Thank you all for praying for us throughout this whole journey. Thank you for fighting along side of us in this, for helping to bear our burden. You have no idea the encouragement you all have been through this.


This permission to continue to pray for a miracle was just what I needed!  I don't know about you guys, but I have been feeling this tension about stubbornly praying for a miracle in the face of a harsh reality that tells us it would be wiser to just give up and make the best of a horrible situation.  All along I have been asking the Lord if I need to do just that, but I continue to receive encouragement to hold out hope.  


So, as we say our prayers that are grounded in the reality of a broken world and a broken system, let's still cry out the the Lord, our God of justice who longs to be gracious!  Remember our battle cry? Let's have the faith of Abraham that God himself will provide the lamb.  


As far as I can see it, Isaac is on the altar; Abraham's hand is raised.  Any second now, God's voice will come booming through the heavens saying, "STOP!  Don't touch that child!  I have provided another way!"  

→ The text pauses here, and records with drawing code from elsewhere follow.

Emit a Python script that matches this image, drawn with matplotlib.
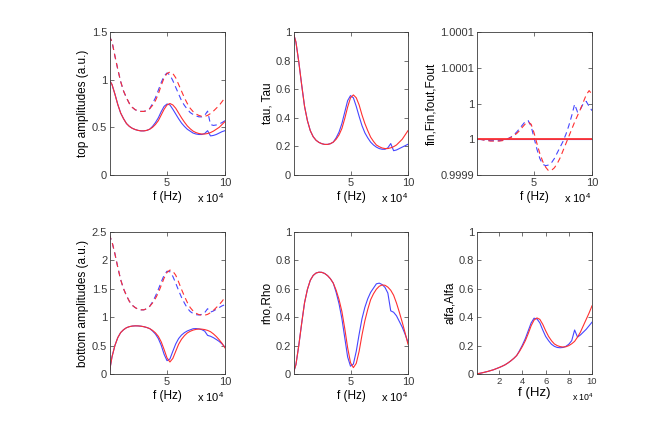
import matplotlib.pyplot as plt
import matplotlib.ticker as mtick
import numpy as np

plt.rcParams['font.family'] = ['Liberation Sans', 'DejaVu Sans']
plt.rcParams['mathtext.default'] = 'regular'

# frequency grid, in units of 10^4 Hz
f = np.linspace(0, 10, 41)
f_fin = f[1:]

# top amplitudes (a.u.)
top_blue_solid = [1.00, 0.95, 0.85, 0.74, 0.65, 0.59, 0.54, 0.51, 0.49, 0.477, 0.468, 0.463, 0.463, 0.468, 0.48,
                  0.51, 0.55, 0.60, 0.665, 0.72, 0.745, 0.735, 0.69, 0.64, 0.59, 0.545, 0.51, 0.48, 0.46, 0.44,
                  0.43, 0.425, 0.425, 0.435, 0.465, 0.41, 0.415, 0.425, 0.44, 0.455, 0.465]
top_red_solid = [1.00, 0.95, 0.85, 0.74, 0.65, 0.59, 0.54, 0.51, 0.49, 0.477, 0.468, 0.463, 0.463, 0.468, 0.48,
                 0.50, 0.53, 0.57, 0.63, 0.69, 0.735, 0.75, 0.735, 0.70, 0.65, 0.60, 0.555, 0.515, 0.485, 0.46,
                 0.445, 0.435, 0.43, 0.43, 0.435, 0.445, 0.46, 0.48, 0.50, 0.53, 0.56]
top_blue_dash = [1.46, 1.40, 1.25, 1.11, 0.98, 0.88, 0.81, 0.75, 0.71, 0.685, 0.672, 0.667, 0.667, 0.675, 0.695,
                 0.75, 0.81, 0.89, 0.97, 1.04, 1.07, 1.05, 0.99, 0.92, 0.85, 0.78, 0.73, 0.69, 0.655, 0.635,
                 0.62, 0.61, 0.61, 0.625, 0.67, 0.53, 0.52, 0.525, 0.535, 0.55, 0.57]
top_red_dash = [1.46, 1.40, 1.25, 1.11, 0.98, 0.88, 0.81, 0.75, 0.71, 0.685, 0.672, 0.667, 0.667, 0.675, 0.695,
                0.73, 0.78, 0.85, 0.94, 1.02, 1.065, 1.08, 1.065, 1.02, 0.95, 0.88, 0.81, 0.75, 0.70, 0.665,
                0.64, 0.625, 0.615, 0.615, 0.625, 0.645, 0.67, 0.70, 0.73, 0.77, 0.81]

# tau, Tau
tau_blue = [1.0, 0.93, 0.79, 0.63, 0.48, 0.38, 0.31, 0.268, 0.243, 0.228, 0.219, 0.214, 0.214, 0.219, 0.23,
            0.26, 0.30, 0.36, 0.44, 0.52, 0.555, 0.54, 0.48, 0.41, 0.345, 0.295, 0.26, 0.23, 0.21, 0.195,
            0.185, 0.18, 0.18, 0.19, 0.22, 0.17, 0.175, 0.185, 0.195, 0.205, 0.215]
tau_red = [1.0, 0.93, 0.79, 0.63, 0.48, 0.38, 0.31, 0.268, 0.243, 0.228, 0.219, 0.214, 0.214, 0.219, 0.23,
           0.25, 0.28, 0.325, 0.395, 0.475, 0.54, 0.56, 0.54, 0.49, 0.42, 0.36, 0.31, 0.265, 0.235, 0.21,
           0.198, 0.189, 0.185, 0.185, 0.19, 0.198, 0.21, 0.23, 0.25, 0.28, 0.31]

# fin,Fin,fout,Fout : deviation from 1 (in units of 1e-5)
fin_blue_dash = [0, -0.05, -0.1, -0.15, -0.2, -0.2, -0.2, -0.2, -0.15, -0.05, 0.1, 0.3, 0.6, 1.0, 1.5, 2.0,
                 2.5, 2.6, 1.8, 0.2, -1.4, -2.7, -3.5, -3.7, -3.6, -3.3, -2.7, -1.9, -1.1, -0.3, 0.7, 1.9,
                 3.3, 4.9, 3.8, 4.2, 5.0, 5.3, 4.6, 4.0]
fin_red_dash = [0, -0.05, -0.15, -0.2, -0.25, -0.25, -0.25, -0.25, -0.2, -0.1, 0.05, 0.25, 0.5, 0.8, 1.2, 1.7,
                2.15, 2.4, 2.1, 0.9, -0.6, -2.0, -3.1, -3.9, -4.4, -4.35, -4.0, -3.4, -2.6, -1.6, -0.6, 0.4,
                1.4, 2.4, 3.3, 4.2, 5.2, 6.2, 6.8, 6.3]
fin_solid = [0] * 41
fin_ticks = [-5, 0, 5, 10, 15]
fin_ticklabels = ['0.9999', '1', '1', '1.0001', '1.0001']

# bottom amplitudes (a.u.)
bot_blue_solid = [0, 0.30, 0.50, 0.64, 0.73, 0.78, 0.815, 0.834, 0.844, 0.848, 0.847, 0.842, 0.833, 0.819, 0.80,
                  0.758, 0.704, 0.624, 0.505, 0.346, 0.235, 0.265, 0.40, 0.529, 0.624, 0.686, 0.728, 0.758, 0.778,
                  0.797, 0.80, 0.794, 0.781, 0.755, 0.68, 0.665, 0.64, 0.608, 0.574, 0.529, 0.474]
bot_red_solid = [0, 0.30, 0.50, 0.64, 0.73, 0.78, 0.815, 0.834, 0.844, 0.848, 0.847, 0.842, 0.833, 0.819, 0.80,
                 0.768, 0.725, 0.663, 0.566, 0.43, 0.283, 0.212, 0.274, 0.40, 0.524, 0.612, 0.675, 0.723, 0.752,
                 0.773, 0.786, 0.792, 0.79, 0.782, 0.768, 0.745, 0.707, 0.66, 0.604, 0.539, 0.46]
bot_blue_dash = [2.46, 2.33, 2.12, 1.88, 1.66, 1.50, 1.38, 1.28, 1.21, 1.17, 1.14, 1.13, 1.13, 1.15, 1.19,
                 1.27, 1.37, 1.49, 1.62, 1.74, 1.81, 1.80, 1.72, 1.60, 1.47, 1.35, 1.25, 1.16, 1.10, 1.065,
                 1.045, 1.04, 1.05, 1.08, 1.15, 1.09, 1.11, 1.14, 1.17, 1.20, 1.22]
bot_red_dash = [2.46, 2.33, 2.12, 1.88, 1.66, 1.50, 1.38, 1.28, 1.21, 1.17, 1.14, 1.13, 1.13, 1.15, 1.19,
                1.25, 1.33, 1.43, 1.56, 1.69, 1.79, 1.83, 1.81, 1.74, 1.62, 1.49, 1.37, 1.26, 1.17, 1.11,
                1.07, 1.045, 1.035, 1.035, 1.05, 1.08, 1.12, 1.17, 1.22, 1.28, 1.35]

# rho, Rho
rho_blue = [0, 0.066, 0.202, 0.357, 0.502, 0.596, 0.66, 0.694, 0.711, 0.717, 0.716, 0.708, 0.693, 0.671, 0.64,
            0.575, 0.495, 0.39, 0.255, 0.12, 0.055, 0.07, 0.16, 0.28, 0.39, 0.47, 0.53, 0.575, 0.605, 0.635,
            0.64, 0.63, 0.61, 0.57, 0.445, 0.435, 0.41, 0.37, 0.33, 0.28, 0.225]
rho_red = [0, 0.066, 0.202, 0.357, 0.502, 0.596, 0.66, 0.694, 0.711, 0.717, 0.716, 0.708, 0.693, 0.671, 0.64,
           0.59, 0.525, 0.44, 0.32, 0.185, 0.08, 0.045, 0.075, 0.16, 0.275, 0.375, 0.455, 0.523, 0.565, 0.597,
           0.618, 0.627, 0.625, 0.612, 0.59, 0.555, 0.5, 0.435, 0.365, 0.29, 0.21]

# alfa, Alfa
alfa_blue = [0, 0.004, 0.008, 0.013, 0.018, 0.024, 0.03, 0.038, 0.046, 0.055, 0.065, 0.078, 0.093, 0.11, 0.13,
             0.165, 0.205, 0.25, 0.305, 0.36, 0.393, 0.388, 0.36, 0.31, 0.265, 0.235, 0.21, 0.195, 0.187, 0.185,
             0.187, 0.195, 0.21, 0.235, 0.31, 0.26, 0.275, 0.295, 0.315, 0.34, 0.365]
alfa_red = [0, 0.004, 0.008, 0.013, 0.018, 0.024, 0.03, 0.038, 0.046, 0.055, 0.065, 0.078, 0.093, 0.11, 0.13,
            0.16, 0.195, 0.235, 0.285, 0.34, 0.38, 0.395, 0.385, 0.35, 0.305, 0.265, 0.235, 0.212, 0.2, 0.193,
            0.19, 0.192, 0.2, 0.213, 0.23, 0.26, 0.295, 0.34, 0.385, 0.43, 0.48]

BLUE = '#4646ff'
RED = '#ff3030'
LW = 0.8
DASH = (5, 3.5)
AXC = '#3a3a3a'

fig = plt.figure(figsize=(6.54, 4.21), dpi=100)
lefts = [0.1682, 0.4495, 0.7294]
widths = [0.1758, 0.1743, 0.1758]
bottoms = [0.5843, 0.1116]
heights = [0.3397, 0.3373]
axes = [[fig.add_axes([lefts[c], bottoms[r], widths[c], heights[r]]) for c in range(3)] for r in range(2)]

fmt = mtick.FuncFormatter(lambda v, p: '%g' % round(v, 6))


def style(ax, ylim, yticks, ylabel, xticks=(5, 10), big=False):
    ax.set_xlim(0.08, 10)
    ax.set_ylim(*ylim)
    ax.set_xticks(xticks)
    ax.set_yticks(yticks)
    ax.xaxis.set_major_formatter(fmt)
    ax.yaxis.set_major_formatter(fmt)
    ax.tick_params(direction='in', top=True, right=True, length=3, width=0.5,
                   labelsize=8, pad=2, colors=AXC)
    if big:
        ax.tick_params(axis='x', labelsize=6.8)
    for s in ax.spines.values():
        s.set_linewidth(0.6)
        s.set_color(AXC)
    ax.set_xlabel('f (Hz)', fontsize=9.5 if big else 8.5, labelpad=1 if big else 2)
    ax.set_ylabel(ylabel, fontsize=8.5, labelpad=2)
    if big:
        ax.text(0.83, -0.165, r'x 10$^4$', transform=ax.transAxes,
                fontsize=6.3, va='center', ha='left')
    else:
        ax.text(0.76, -0.16, r'x 10$^4$', transform=ax.transAxes,
                fontsize=8, va='center', ha='left')


def pair(ax, x, blue, red, dashed=False, red_lw=LW):
    lb, = ax.plot(x, blue, color=BLUE, lw=LW)
    lr, = ax.plot(x, red, color=RED, lw=red_lw)
    if dashed:
        lb.set_dashes(DASH)
        lr.set_dashes(DASH)


ax = axes[0][0]
pair(ax, f, top_blue_dash, top_red_dash, dashed=True)
pair(ax, f, top_blue_solid, top_red_solid)
style(ax, (0, 1.5), [0, 0.5, 1, 1.5], 'top amplitudes (a.u.)')

ax = axes[0][1]
pair(ax, f, tau_blue, tau_red)
style(ax, (0, 1), [0, 0.2, 0.4, 0.6, 0.8, 1], 'tau, Tau')

ax = axes[0][2]
pair(ax, f_fin, fin_blue_dash, fin_red_dash, dashed=True)
pair(ax, f, fin_solid, fin_solid, red_lw=1.3)
style(ax, (-5, 15), fin_ticks, 'fin,Fin,fout,Fout')
ax.set_yticklabels(fin_ticklabels)

ax = axes[1][0]
pair(ax, f, bot_blue_dash, bot_red_dash, dashed=True)
pair(ax, f, bot_blue_solid, bot_red_solid)
style(ax, (0, 2.5), [0, 0.5, 1, 1.5, 2, 2.5], 'bottom amplitudes (a.u.)')

ax = axes[1][1]
pair(ax, f, rho_blue, rho_red)
style(ax, (0, 1), [0, 0.2, 0.4, 0.6, 0.8, 1], 'rho,Rho')

ax = axes[1][2]
pair(ax, f, alfa_blue, alfa_red)
style(ax, (0, 1), [0, 0.2, 0.4, 0.6, 0.8, 1], 'alfa,Alfa', xticks=(2, 4, 6, 8, 10), big=True)

plt.savefig('out.png', dpi=100)
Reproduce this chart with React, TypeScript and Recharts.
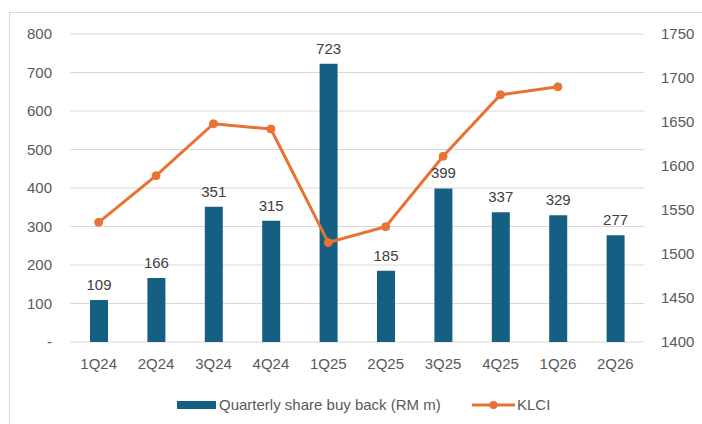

Please, Lord Jesus, God of mercy and justice, Ruler of all time and space.  We are putting our hope in your goodness and faithfulness.  We are waiting for your voice!
Wavy with big sister, Harper

3 comments:

Jessica Blake said...

God always seems to leave things til the last min. it's incredibly frustrating for us, but is somehow always perfect in timing. Come on Jesus, it's the last min. the timing is perfect! show us your stuff!

Katy said...

I continue to pray for them. It breaks my heart for Harper too! I think it will be devastating for her to lose her little sister. God, we pray for your miracle.

Caley and Patrick said...

I will continue to pray as well. I can't imagine having my child taken from me- what an awful ordeal. I am so glad that we have an all knowing, loving and powerful God to plead to, cry to and lean on...What a test of trust. Thanks for keeping me in the loop.